Inside Out 2 c Disney Pixar

Source: Disney / Pixar

‘Inside Out 2’

Reflecting positive streaming trends at other media conglomerates, Disney leadership said in a Q4 and full year earnings call that the direct to consumer business saw profitability improve at the end of fiscal 2024 as subscribers and the company’s overall financial metrics exceeded expectations.

The company’s streaming business showed improved profitability of $321m compared to a $387m loss a year ago, and revenues climbed 15% to $5.8bn.

Disney+ Core subscribers, excluding Disney+ Hotstar in India, increased by 4% and 4.4million over last quarter to reach 122.7m, of which 66.7m come from international markets and 56m from North America. Disney+ Core subscribers including 52m Hulu subscribers after a 2% rise there amounts to 174.7m.

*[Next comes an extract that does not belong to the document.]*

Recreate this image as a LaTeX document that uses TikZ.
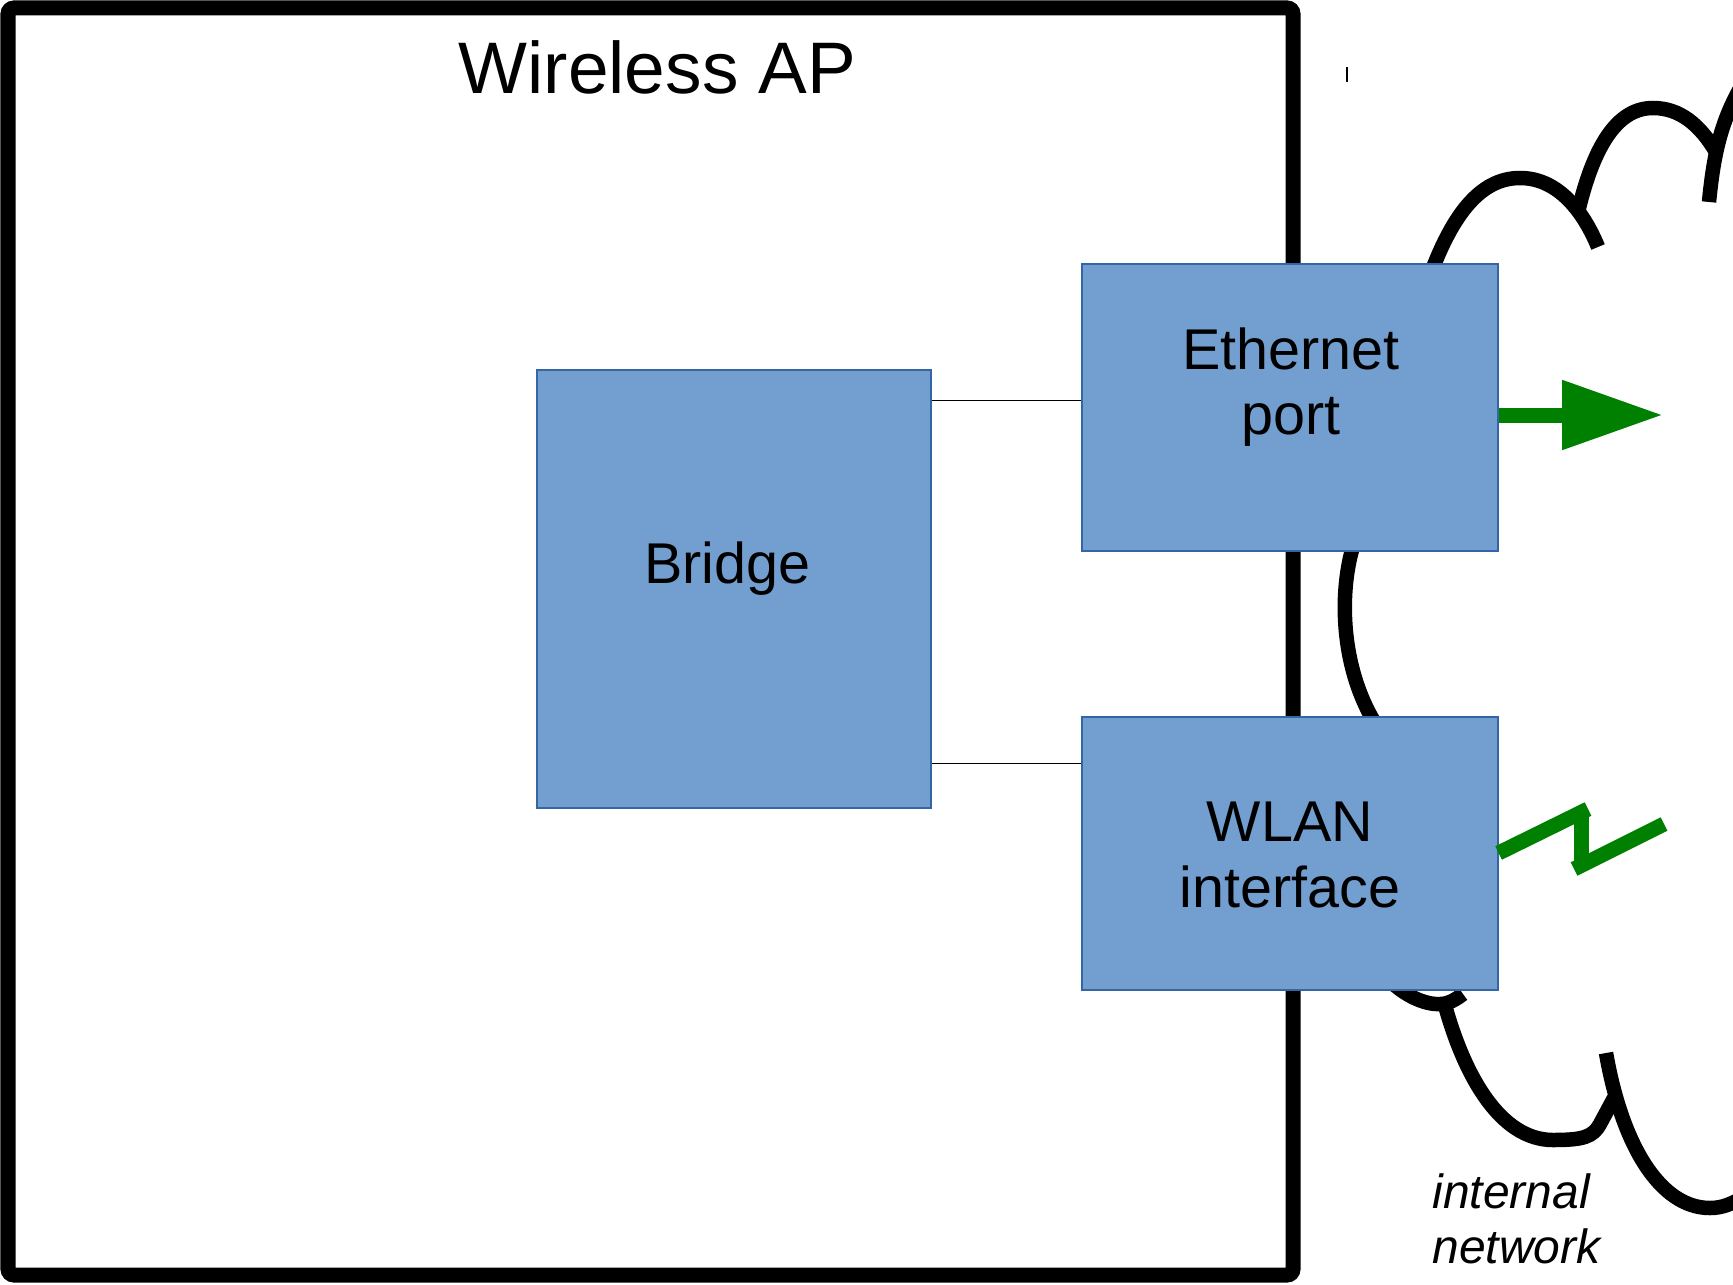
\documentclass[tikz,border=0pt]{standalone}
\usepackage{fontspec}
\setmainfont{Liberation Sans}
\usetikzlibrary{arrows.meta}
\definecolor{boxfill}{HTML}{729FCF}
\definecolor{boxline}{HTML}{3465A4}
\definecolor{netgreen}{RGB}{0,128,0}
\begin{document}
\begin{tikzpicture}[x=0.5pt,y=-0.5pt,
  apframe/.style={draw=black,line width=7.5pt,rounded corners=3pt,inner sep=0pt,
    minimum width=642.5pt,minimum height=633.5pt},
  blockbox/.style={draw=boxline,fill=boxfill,line width=0.6pt,inner sep=0pt},
  blocktext/.style={font=\fontsize{28.75}{32}\selectfont,inner sep=0pt,anchor=base},
  cloudline/.style={draw=black,line width=7.25pt,line cap=butt},
  greenline/.style={draw=netgreen,line width=7.5pt,line cap=butt},
  wire/.style={draw=black,line width=0.5pt}]
\useasboundingbox (0,0) rectangle (1733,1284);
\fill[white] (0,0) rectangle (1733,1284);
% outer frame
\node[apframe] (ap) at (650.5,641.5) {};
\node[font=\fontsize{36.5}{40}\selectfont,inner sep=0pt,anchor=base] (title) at (657.5,94) {Wireless AP};
% small tick
\draw[line width=1pt] (1347,67) -- (1347,82);
% cloud
\draw[cloudline] (1425,290) .. controls (1450,215) and (1480,178) .. (1520,178)
  .. controls (1560,178) and (1585,215) .. (1598,247);
\draw[cloudline] (1578,212) .. controls (1595,140) and (1620,108) .. (1653,108)
  .. controls (1680,108) and (1700,125) .. (1716,152);
\draw[cloudline] (1709,202) .. controls (1714,150) and (1722,118) .. (1745,80);
\draw[cloudline] (1355,540) .. controls (1338,590) and (1340,670) .. (1378,728);
\draw[cloudline] (1380,970) .. controls (1400,995) and (1425,1005) .. (1440,1004)
  .. controls (1448,1004) and (1455,1000) .. (1463,994);
\draw[cloudline] (1443,998) .. controls (1463,1075) and (1500,1140) .. (1553,1140)
  .. controls (1583,1140) and (1593,1137) .. (1600,1124) -- (1614,1098);
\draw[cloudline] (1606,1053) .. controls (1622,1145) and (1660,1208) .. (1710,1208)
  .. controls (1722,1208) and (1732,1204) .. (1745,1196);
\node[font=\fontsize{24}{27.5}\selectfont\itshape,inner sep=0pt,anchor=base west] (net1) at (1432,1208) {internal};
\node[font=\fontsize{24}{27.5}\selectfont\itshape,inner sep=0pt,anchor=base west] (net2) at (1432,1263) {network};
% blocks
\node[blockbox,minimum width=197pt,minimum height=219pt] (bridge) at (734,589) {};
\node[blocktext] (bridgetext) at (727.5,583) {Bridge};
\node[blockbox,minimum width=208pt,minimum height=143.5pt] (eth) at (1290,407.5) {};
\node[blocktext] (ethtext1) at (1291,369) {Ethernet};
\node[blocktext] (ethtext2) at (1291,434) {port};
\node[blockbox,minimum width=208pt,minimum height=136.5pt] (wlan) at (1290,853.5) {};
\node[blocktext] (wlantext1) at (1290,841) {WLAN};
\node[blocktext] (wlantext2) at (1290,907) {interface};
% wires
\draw[wire] (bridge.east |- 0,400) -- (eth.west |- 0,400);
\draw[wire] (bridge.east |- 0,763) -- (wlan.west |- 0,763);
% ethernet arrow
\coordinate (ethtip) at (1663,415);
\draw[greenline,-{Triangle[length=50.5pt,width=33pt]},netgreen] (eth.east |- ethtip) -- (ethtip);
% wireless zigzag
\coordinate (z1) at (1588,809);
\coordinate (z2) at (1581,812);
\coordinate (z3) at (1581,866);
\coordinate (z4) at (1574,869);
\coordinate (z5) at (1664,824);
\draw[greenline] (wlan.east |- 0,853) -- (z1);
\draw[greenline] (z2) -- (z3);
\draw[greenline] (z4) -- (z5);
\end{tikzpicture}
\end{document}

Average monthly revenue per paid North American subscriber to Disney+ fell 1% to $7.70 while the corresponding number for international members excluding Disney+ Hotstar climbed 3% to $6.95.

In an unusual move, company leadership offered guidance for the next three years and forecast that the streaming segment will generate approximately $1bn in profit in 2025.

Overall revenue at The Walt Disney Company climbed 6% to $22.6bn and earnings per share reached $1.14 – both ahead of industry expectations – while net income of $460m compared well to $264m a year ago. Free cash flow for the quarter climbed 18% to just over $4bn.

Entertainment division revenues increased by 14% to $10.8bn in the quarter, while linear networks dropped 6% to $2.5bn. Powered by box office hits Inside Out 2 and Deadpool & Wolverine, content sales and licensing operating income reached $316m. The two major theatrical releases still to come from the studio this year are Moana 2 and Mufasa: The Lion King.

Coming in 2025 are the likes of Captain America: Brave new World, Lilo & Stitch, The Fantastic Four: First Steps, Zootopia 2, and Avatar: Fire And Ash, with The Mandalorian And Grogu and the live-action Moana among the offerings in 2026.

Disney stock was up more than 9% in pre-market trading and by early afternoon was up around 7%.

Separately, Disney’s Star India and Reliance Industries’ JioCinema have completed an $8.5bn deal to create a joint venture entertainment company in India. The JV will operate more than 100 TV channels and produce more than 30,000 hours of television content annually. The JioCinema and Hotstar digital platforms have an aggregate subscription base of more than 50million, and the JV holds a portfolio of sports rights including cricket and football. It will be led by co-CEOs Kevin Vaz, Kiran Mani, and Sanjog Gupta.